Over the years, Kaieteur News has repeatedly published a number of blatant lies in relation to the privatisation of the Sanata Complex and its principal.
In a recent attempt to malign the Sanata Complex privatisation deal, the Glenn Lall-owned Kaieteur News published the litany of lies and libellous accusations under a front-page banner headline “Govt spent US$5 million to rehab Sanata, then sold it to Ramroop for US$3.4 million – Audit report reveals”.
That article had relied on an audit conducted by former Auditor General Anand Goolsarran, but this too did not substantiate the claims made by the publication since it  is a matter of public record that the clean-up of the Sanata Textiles Complex, inclusive of asbestos removal, was done during the lease and after the purchase when QAII took possession of the complex and was totally funded by QAII.

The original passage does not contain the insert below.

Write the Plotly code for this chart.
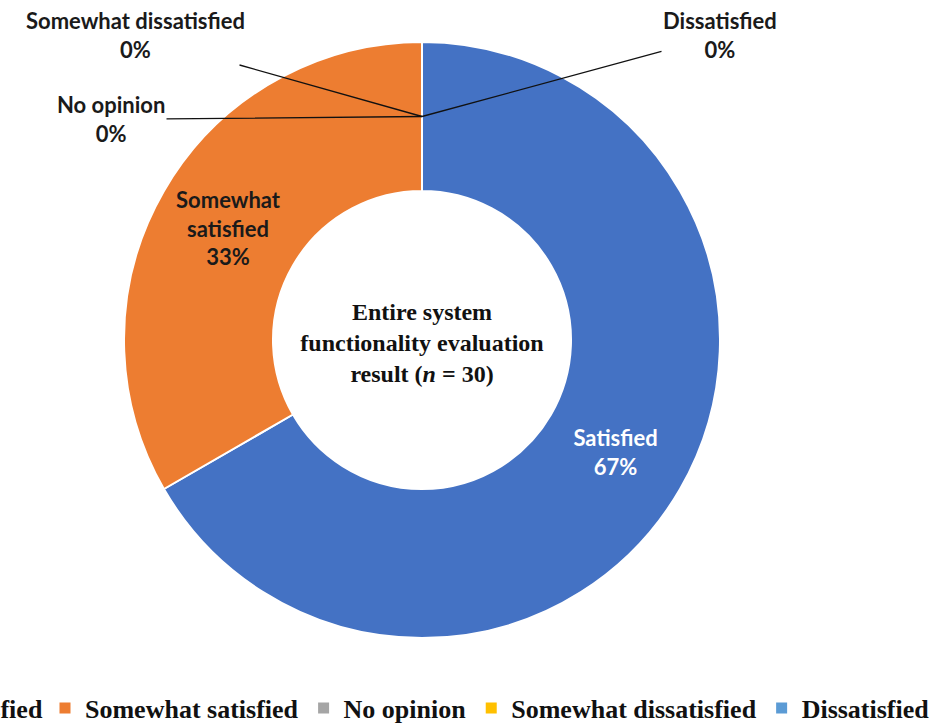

The reporter, who wrote the article at the time, did not adhere to even the scantiest standard of responsible journalism.
In fact, all that the entire audit said about the Sanata purchase, which Kaieteur ironically published, was: “By Order No. 40/2010 dated November 29, 2010, NICIL sold 18.891 acres of land and buildings and erections at the Plantation Ruimveldt (Sanata Textiles) to Queens Atlantic Investments Inc (QAII) for $689 million (US$3.4 million). The note on NICIL’s publication reads: After being advertised for sale but no proposals was received, in mid-2007, a proposal was received from QAII for the development of the compound with a US$27 million investment plan.
It has also been pointed out that the recent repetition of the falsehoods by Kaieteur News coincidentally appeared in an article which suggested that the Guyana Water Incorporated (GWI) had launched an investigation in a well belonging to QAII in the Sanata Complex. The newspaper suggested too that millions had been owed to the utility company.
This has since proved to be completely unfounded.
QAII owns the well that is located in the compound and according to QAII’s Dr Ramroop, the water utility company has never owned the piece of infrastructure which also supplies scores of nearby residents with potable water – free of cost.
The investigation reported on by Kaieteur News, was in fact initiated by GWI on the very day that Guyana Times reported that Atlantic Fuels Inc – a company which has as one of its Directors in the person of the GWI Managing Director, Dr Richard Van West-Charles – obtaining a fuel licence under controversial circumstances.